#### Stated task
Everything from the first line of the data through the line with "import plotly.graph_objects as go" is to be echoed exactly, minus the pictures.

#### Raw data
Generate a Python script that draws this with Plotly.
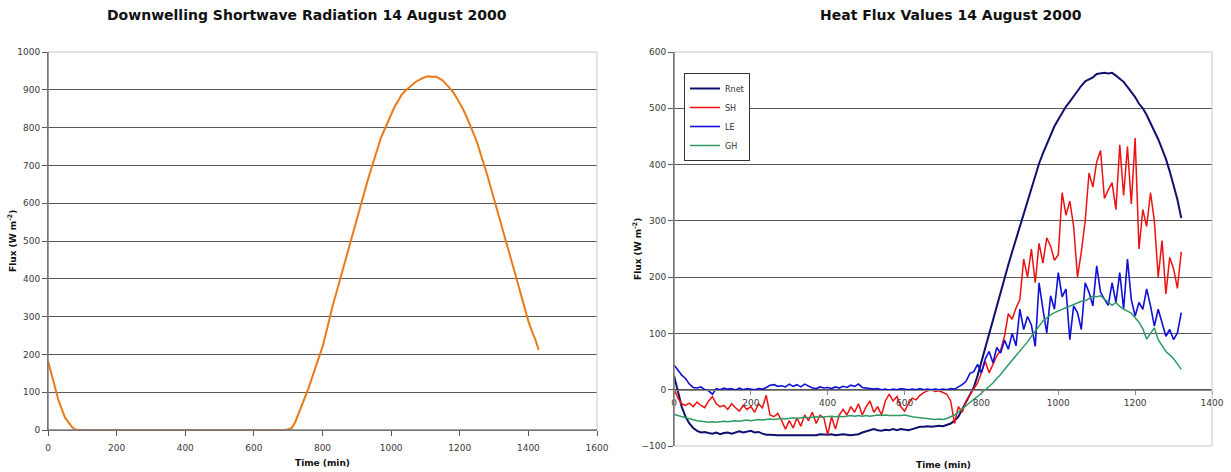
import plotly.graph_objects as go

# Downwelling shortwave radiation, 10-minute samples (W m-2)
sw_time = list(range(0, 1440, 10))
sw_flux = [
    183, 150, 112, 80, 55, 32, 20, 8, 1, 0,
    0, 0, 0, 0, 0, 0, 0, 0, 0, 0,
    0, 0, 0, 0, 0, 0, 0, 0, 0, 0,
    0, 0, 0, 0, 0, 0, 0, 0, 0, 0,
    0, 0, 0, 0, 0, 0, 0, 0, 0, 0,
    0, 0, 0, 0, 0, 0, 0, 0, 0, 0,
    0, 0, 0, 0, 0, 0, 0, 0, 0, 0,
    2, 5, 20, 42, 68, 90, 112, 140, 165, 190,
    220, 255, 295, 330, 362, 395, 430, 462, 495, 528,
    560, 592, 625, 655, 685, 715, 745, 772, 793, 815,
    838, 855, 870, 886, 896, 905, 912, 920, 926, 930,
    934, 936, 934, 935, 930, 925, 915, 905, 895, 880,
    865, 848, 828, 808, 785, 762, 735, 705, 675, 643,
    612, 580, 548, 515, 482, 450, 418, 385, 350, 318,
    288, 262, 240, 212,
]

# Surface energy balance terms, 10-minute samples (W m-2)
hf_time = list(range(0, 1330, 10))
rnet = [
    25, -2, -30, -48, -60, -68, -73, -76, -75, -77,
    -78, -76, -79, -77, -76, -78, -76, -74, -76, -75,
    -73, -76, -75, -78, -80, -80, -81, -81, -81, -81,
    -80, -81, -81, -80, -81, -80, -80, -81, -79, -80,
    -80, -79, -81, -80, -79, -80, -81, -80, -79, -76,
    -74, -72, -70, -72, -73, -71, -72, -70, -72, -70,
    -71, -72, -70, -68, -66, -66, -65, -66, -65, -64,
    -65, -62, -60, -55, -48, -35, -22, -8, 4, 25,
    50, 75, 100, 125, 150, 175, 200, 222, 245, 268,
    290, 312, 335, 358, 380, 402, 420, 437, 452, 468,
    480, 492, 503, 512, 522, 532, 540, 548, 551, 555,
    561, 562, 563, 562, 563, 558, 552, 547, 538, 530,
    520, 508, 500, 488, 474, 460, 445, 428, 410, 388,
    365, 338, 305,
]
sh = [
    3, -15, -25, -28, -24, -30, -22, -28, -32, -20,
    -12, -25, -30, -28, -35, -25, -32, -38, -28, -35,
    -30, -40, -25, -32, -10, -45, -48, -42, -55, -70,
    -55, -68, -50, -65, -45, -55, -40, -60, -45, -50,
    -80, -48, -70, -45, -35, -45, -30, -40, -25, -45,
    -30, -20, -40, -30, -45, -20, -8, -20, -12, -30,
    -38, -25, -15, -18, -10, -5, -2, 0, -3, -2,
    -5, -8, -20, -60, -30, -40, -20, -10, 2, 12,
    30, 50, 30, 45, 60, 70, 95, 135, 125, 145,
    160, 232, 200, 250, 190, 260, 225, 270, 255, 230,
    240, 350, 310, 335, 290, 200, 245, 300, 385, 360,
    405, 425, 340, 355, 368, 320, 435, 345, 432, 330,
    447, 250, 320, 290, 350, 300, 200, 265, 170, 235,
    215, 180, 245,
]
le = [
    44, 34, 26, 20, 10, 4, 3, 5, 0, -2,
    -8, 2, 0, 3, 1, 2, -1, 3, 0, 2,
    1, 0, 2, 1, 4, 8, 9, 6, 7, 5,
    10, 6, 9, 5, 10, 6, 3, 2, 5, 3,
    4, 2, 5, 3, 6, 4, 8, 6, 10, 4,
    3, 2, 1, 2, 0, 1, -1, 1, 0, 2,
    1, 0, 1, 0, 2, 0, 1, 0, 1, 0,
    1, 0, 2, 1, 5, 9, 15, 29, 32, 45,
    30, 55, 68, 48, 75, 65, 88, 72, 100, 78,
    143, 107, 130, 115, 77, 190, 143, 101, 167, 143,
    208, 165, 179, 89, 149, 137, 107, 190, 173, 149,
    220, 173, 161, 150, 190, 155, 208, 143, 232, 160,
    131, 155, 143, 179, 149, 113, 143, 120, 95, 107,
    89, 101, 137,
]
gh = [
    -44, -46, -48, -50, -52, -54, -55, -56, -57, -58,
    -57, -58, -57, -56, -57, -56, -55, -56, -55, -54,
    -55, -54, -53, -54, -53, -52, -53, -52, -51, -52,
    -51, -50, -51, -50, -49, -50, -49, -48, -49, -48,
    -48, -47, -48, -47, -48, -47, -46, -47, -46, -47,
    -46, -47, -46, -45, -46, -45, -46, -46, -47, -46,
    -45, -47, -48, -49, -50, -51, -52, -53, -53, -52,
    -53, -51, -48, -45, -40, -34, -28, -22, -17, -12,
    -6, 0, 6, 12, 20, 27, 36, 44, 53, 60,
    68, 78, 85, 95, 105, 113, 122, 128, 133, 137,
    140, 143, 146, 148, 152, 154, 157, 158, 162, 166,
    165, 167, 161, 155, 150, 155, 148, 143, 140, 136,
    128, 120, 108, 90, 100, 110, 89, 78, 68, 62,
    55, 46, 36,
]

sw_xticks = list(range(0, 1601, 200))
sw_yticks = list(range(0, 1001, 100))
hf_xticks = list(range(0, 1401, 200))
hf_yticks = list(range(-100, 601, 100))

W, H = 1231, 472
FONT = "DejaVu Sans"
GRID = "#595959"
BORDER = "#c8c8c8"
AXIS = "#5a5a5a"
TICKFONT = dict(family=FONT, size=9, color="#3a3a3a")

# plot areas in pixels: (left, right, top, bottom)
L_BOX = (48, 597, 52, 430)
R_BOX = (674, 1212, 52, 446)


def xdom(b):
    return [b[0] / W, b[1] / W]


def ydom(b):
    return [(H - b[3]) / H, (H - b[2]) / H]


fig = go.Figure()

fig.add_trace(go.Scatter(
    x=sw_time, y=sw_flux, mode="lines", name="SW",
    line=dict(color="#EC7A18", width=2), showlegend=False,
    xaxis="x", yaxis="y",
))

series = [
    ("Rnet", rnet, "#10106e", 2),
    ("SH", sh, "#ee1111", 1.5),
    ("LE", le, "#1010d8", 1.6),
    ("GH", gh, "#2e9a66", 1.5),
]
for name, vals, color, width in series:
    fig.add_trace(go.Scatter(
        x=hf_time, y=vals, mode="lines", name=name,
        line=dict(color=color, width=width),
        xaxis="x2", yaxis="y2",
    ))

ld, rd = ydom(L_BOX), ydom(R_BOX)
zero_pos = rd[0] + (rd[1] - rd[0]) * (0 - hf_yticks[0]) / (hf_yticks[-1] - hf_yticks[0])

fig.update_layout(
    width=W, height=H, margin=dict(l=0, r=0, t=0, b=0),
    paper_bgcolor="white", plot_bgcolor="white",
    font=dict(family=FONT, color="#222"),
    xaxis=dict(
        domain=xdom(L_BOX), anchor="y", range=[0, 1600],
        tickvals=sw_xticks, ticks="outside", ticklen=5, tickcolor=AXIS,
        showline=True, linecolor=AXIS, linewidth=1,
        showgrid=False, zeroline=False, tickfont=TICKFONT,
        automargin=False, ticklabelstandoff=4,
    ),
    yaxis=dict(
        domain=ld, anchor="x", range=[0, 1000],
        tickvals=sw_yticks, ticks="outside", ticklen=5, tickcolor=AXIS,
        showline=True, linecolor=AXIS, linewidth=1,
        showgrid=True, gridcolor=GRID, gridwidth=1,
        zeroline=False, tickfont=TICKFONT, automargin=False,
    ),
    xaxis2=dict(
        domain=xdom(R_BOX), anchor="free", position=zero_pos,
        range=[0, 1400], tickvals=hf_xticks, ticks="outside", ticklen=4,
        tickcolor="#8a8a8a", showline=True, linecolor="#8a8a8a", linewidth=1,
        showgrid=False, zeroline=False, tickfont=TICKFONT, automargin=False,
    ),
    yaxis2=dict(
        domain=rd, anchor="x2", range=[-100, 600],
        tickvals=hf_yticks, ticks="outside", ticklen=5, tickcolor=AXIS,
        showline=True, linecolor=AXIS, linewidth=1,
        showgrid=True, gridcolor=GRID, gridwidth=1,
        zeroline=False, tickfont=TICKFONT, automargin=False,
    ),
    legend=dict(
        x=684 / W, y=(H - 73) / H, xanchor="left", yanchor="top",
        bgcolor="white", bordercolor="#333", borderwidth=1,
        font=dict(family=FONT, size=8, color="#333"),
        itemwidth=30, tracegroupgap=0,
    ),
)

# light frame around both plot areas (covers the edge gridlines)
for xr, yr in (("x domain", "y domain"), ("x2 domain", "y2 domain")):
    fig.add_shape(type="rect", xref=xr, yref=yr, x0=0, x1=1, y0=0, y1=1,
                  line=dict(color=BORDER, width=1), layer="above")
# keep the left value axes dark on top of the frame
for yr, xr in (("y domain", "x domain"), ("y2 domain", "x2 domain")):
    fig.add_shape(type="line", xref=xr, yref=yr, x0=0, x1=0, y0=0, y1=1,
                  line=dict(color=AXIS, width=1), layer="above")
fig.add_shape(type="line", xref="x domain", yref="y domain", x0=0, x1=1, y0=0, y1=0,
              line=dict(color=AXIS, width=1), layer="above")

title_font = dict(family=FONT, size=14, color="#111")
label_font = dict(family=FONT, size=9, color="#111")


def ann(text, x, y, font, angle=0):
    fig.add_annotation(text=text, x=x / W, y=(H - y) / H, xref="paper", yref="paper",
                       showarrow=False, font=font, textangle=angle,
                       xanchor="center", yanchor="middle")


ann("<b>Downwelling Shortwave Radiation 14 August 2000</b>", 307, 15, title_font)
ann("<b>Heat Flux Values 14 August 2000</b>", 951, 15, title_font)
ann("<b>Time (min)</b>", (L_BOX[0] + L_BOX[1]) / 2, 463, label_font)
ann("<b>Time (min)</b>", (R_BOX[0] + R_BOX[1]) / 2, 465, label_font)
ann("<b>Flux (W m<sup>-2</sup>)</b>", 12, (L_BOX[2] + L_BOX[3]) / 2, label_font, -90)
ann("<b>Flux (W m<sup>-2</sup>)</b>", 637, (R_BOX[2] + R_BOX[3]) / 2, label_font, -90)

fig.write_html("out.html")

#### Solution to this task
Generate a Python script that draws this with Plotly.
import plotly.graph_objects as go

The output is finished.